Gather around, my children, for a tale that’s sure to warm the heart. Watch the lay of the land unfold as a not-so-exotic vegetation emerges from among us, coming from nowhere to a position of leadership. It’s sure to encourage us all to pursue our dreams and never give up hope.
Once upon a time, there lived a nondescript bush. Lonely and unrecognized amidst the more colorful vegetation, he dreamed one day of becoming a bush in his own right. For too long he had stood in the shadow of bush the elder, a bush transformed in people’s eyes into a mighty elm. Each day, he looked up at that great tree, sobbing softly to himself: “I am somebody, yes, I am… Someday I too can attain that same greatness of stature.”
But a number of obstacles stood in his path. Though the bushes had all been raised in a hothouse, they all suffered from the illusion that they were actually part of the forest primeval. His younger sibling, the shrub, had always stressed his rural roots. After all, where does one find most bushes — certainly not in urbane, metropolitan areas.
In 1910, the major leagues of baseball, created and subsidized the minor leagues, generally locating them in small cities and towns. Thus were born the “bush leagues” and “bush towns,” along with an association with things “mediocre,” “second rate,” “amateur,” and “unsophisticated;” in short, the “inferior reaches.”
Shrub had embraced this definition. But it was a real problem for our aspiring bush — how to kick that image.
Adding to his woes was that when folks got fatigued, exhausted, sapped, or pooped out, they said they were “bushed” — perhaps from the 19th century meaning, “lost in the woods.” So it was that the actions of his brother, shrub, had left folks “bushed out.”
Adding further to his woes was that our little bush, like others in the family, had a speaking style, described as “bushwa(h),” causing him to sound “nonsensical and pretentious,” “exaggerated,” and “deceitful;” i.e., “full of baloney.”
Coined in about 1900, “bushwa” derives from an old word, “bodwash,” meaning “bosh” or “trash.” It, in turn, derives from the old French bois de vache, “cow’s wood or “dried manure.” We don’t use “bushwa,” very much nowadays, preferring instead to call ’em the way we see’z ’em.
Poor little bush. He wanted so much to have everyone root for him, meaning they would be a regular supporter of his, to cheer him on. This “root,” incidentally, comes from the British dialect route, “to roar or bellow.”
Encouraged by his supporters and undeterred by the obstacles, he set off on his trek — bright-eyed and — what else but — bushy tailed — “eager and energetic,” “in fine fettle,” “wide awake,” and “prepared for any situation.”
We’ve been bright-eyed and bushy tailed since the 1930s, alluding to the seemingly attentive behavior of squirrels, chipmunks and other animals, as displayed in their wide eyes, quick movement, and high degree of nervous energy,.
But a funny thing happened on the way to his goal.
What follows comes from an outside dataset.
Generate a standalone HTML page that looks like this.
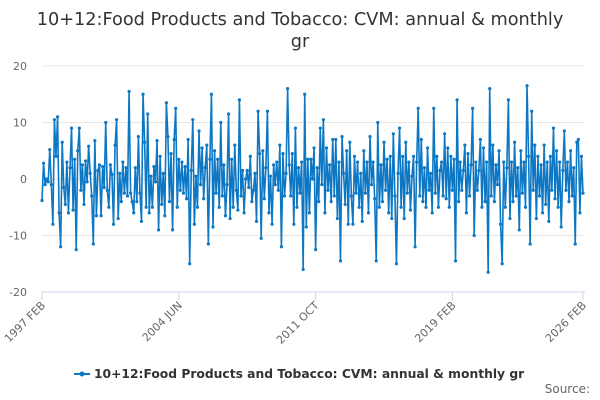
<!DOCTYPE html>
<html><head><meta charset="utf-8"><style>
body{margin:0;background:#fff;font-family:"DejaVu Sans","Liberation Sans",sans-serif;}
#wrap{position:relative;width:600px;height:400px;overflow:hidden}
</style></head><body>
<div id="wrap">
<svg id="svg" width="600" height="400" font-family="DejaVu Sans, Liberation Sans, sans-serif">
<text x="300" y="25" text-anchor="middle" font-size="17.7" fill="#333">10+12:Food Products and Tobacco: CVM: annual &amp; monthly</text>
<text x="300" y="47" text-anchor="middle" font-size="17.7" fill="#333">gr</text>
<g id="grid"></g><g id="axes"></g><g id="series"></g>
<g>
<line x1="74" y1="374" x2="90" y2="374" stroke="#0d77c4" stroke-width="2"/>
<circle cx="82" cy="374" r="2.5" fill="#0d77c4"/>
<text x="94" y="378" font-size="12.3" font-weight="bold" fill="#333">10+12:Food Products and Tobacco: CVM: annual &amp; monthly gr</text>
</g>
<text x="590" y="393" text-anchor="end" font-size="12" fill="#666">Source:</text>
</svg></div>
<script>
const values=[-3.8,2.8,-1,0,-0.5,5.2,-1,-8,10.5,4,
11,-6,-12,6.5,-1.5,-4.5,3,-6,2,9,
-5.5,3.5,-12.5,5,9,-2,2.5,-4.5,3.2,-0.5,
5.8,1,-3,-11.5,6.8,-6.5,1.5,2.5,-6.5,2.2,
-1.5,10,-2,-5,2.5,0.8,-8,6,10.5,-7,
1,-4,3,-2.5,2,-3,15.5,-2.5,-4,-6,
2,-4,7.5,-2.5,-7.5,15,6.5,-5,11.5,-6,
0.5,-5,2.2,-0.5,6.8,-9,4,-4.5,1,-6.5,
13.5,7.5,-4,4.5,-9,7,12.5,-5,3.5,-2,
3,-2.5,2.2,-3.5,7,-15,1.5,10.5,-8,0.5,
-5,8.5,-1,5.5,-3.5,2,6,-11.5,3.5,15,
-8.5,5,-2.5,3.5,-5,10,-3,2.5,-6.5,-1,
11.5,-7,3.5,-5,6,-2,-5.5,14,-3,1.5,
-6,0,1.5,-1.5,4,-4,-2,1,-7.5,12,
4.5,-10.5,5,-3.5,2,12,-6,0.5,-8,2.5,
-1,3,-2,6,-12,4.5,-3,1,16,2.5,
-3,4.5,-8,9,-5,2,-2.5,3,-16,15,
-8.5,3.5,-6,3.5,0,5.5,-12.5,2,-4,9,
-1,10.5,-6,5.5,-2,2.5,-4,7,-3,7,
-7,3,-14.5,7.5,1,-4.5,5,-8,6.5,-3,
-8,4,-2.5,3,-5,1,-7.5,5,-2.5,3,
-6,7.5,-1,3,-3.5,-14.5,10,-5,2.5,-4,
6.5,-2,3.5,-6,4,-7,8,-3,-15,1,
9,-5,4,-7,6.5,-2.5,3,-5.5,0.5,4,
-12,3,12.5,-3,7,-4,2,-5,5.5,-2,
1,-6,12.5,-2.5,4,-5,1.5,3,-3,8,
-3.5,5.5,-5,4,-2,3.5,-14.5,14,-4,3,
-2,1.5,6,-6,4.5,-3,2.5,12.5,-10,3,
-2,1.5,7,-5,5.5,-4,3,-16.5,16,-3,
6,-4,2.5,-1,5,-8,-15,3,-5,2,
14,-7,3,-4,6.5,-3,2,-9,5,-2.5,
3,-5,16.5,4,-11.5,12,-2,6,-7,4,
-3,2.5,-6,6,-4.5,3,-7.5,4,-2,9,
-3.5,5,-5,3,-8.5,1.5,8.5,-2,3,-4,
5,-3,2,-11.5,6.5,7,-6,4,-2.5];
const yTicks=[20,10,0,-10,-20];
const xTickLabels=["1997 FEB","2004 JUN","2011 OCT","2019 FEB","2026 FEB"];
const xTickIndex=[0,88,176,264,348];
</script>
<script>
const NS="http://www.w3.org/2000/svg";
const X0=42,X1=583,Y0=179,S=5.65;
const xs=i=>X0+(X1-X0)*i/(values.length-1);
const ys=v=>Y0-v*S;
function mk(t,a,p){const e=document.createElementNS(NS,t);for(const k in a)e.setAttribute(k,a[k]);p.appendChild(e);return e;}
const grid=document.getElementById('grid'),axes=document.getElementById('axes'),ser=document.getElementById('series');
yTicks.forEach(v=>{
 const l=mk('line',{x1:X0,x2:X1+2,y1:ys(v),y2:ys(v),stroke:v===-20?'#ccd6eb':'#e6e6e6','stroke-width':1},grid);
 
 
 const t=mk('text',{x:27,y:ys(v)+4,'text-anchor':'end','font-size':11,fill:'#666'},axes);
 t.textContent=v;
 
 
});
xTickIndex.forEach((ix,k)=>{
 const x=xs(ix);
 const tk=mk('line',{x1:x,x2:x,y1:ys(-20),y2:ys(-20)+8,stroke:'#ccd6eb'},axes);
 
 
 const t=mk('text',{x:x+4,y:ys(-20)+14,'text-anchor':'end','font-size':11,fill:'#666',transform:`rotate(-45 ${x+4} ${ys(-20)+14})`},axes);
 t.textContent=xTickLabels[k];
 
 
});
const pts=values.map((v,i)=>xs(i).toFixed(2)+','+ys(v).toFixed(2)).join(' ');
const pl=mk('polyline',{points:pts,fill:'none',stroke:'#0d77c4','stroke-width':1.6,'stroke-linejoin':'round'},ser);


values.forEach((v,i)=>{
 const c=mk('circle',{cx:xs(i),cy:ys(v),r:1.6,fill:'#0d77c4'},ser);
 
 
});
</script>
</body></html>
A bunch of rival vegetation lay in ambush for him from the old French embusche, from embuscher, literally meaning, “to hide in the bushes.” It was an insidious plot, the ultimate roots of which are in the Latin insidere, “to lie in wait.”
In plain English, they were hoping — you guessed it — to bushwhack him. Our very first bushwhackers, got their name by pulling their boats up parts of the Mississippi River by grasping at bushes along the bank. Today, bushwhacking is back in style; though the grasping of straws, rather than bushes, is more the norm.
There was lots of bushwhacking during the Civil War by the soldiers who hid in the bushes, wood, or thickets as part of their guerrilla tactics. Later, bushwhacking came to mean “making one’s way through unbroken forest,” by pushing bushes aside or breaking them.
Undaunted by such stalkers, and taking advantage of the greenery in which he hid and from which he received sustenance, the little bush moved on. Weed-whacking the competition, he made his way out of the woods to the big horticultural Show on a certain magic Tuesday in March. This would be his telling encounter. Everyone in the forest was following his progress. Some were fir him, others agin. All the firs were on pins and needles awaiting the result.
Could the little bush really do it? Would he go on from there to his final resting place? Would he finally make it to his ultimate destination… and at last sink his roots into the fabled rose garden?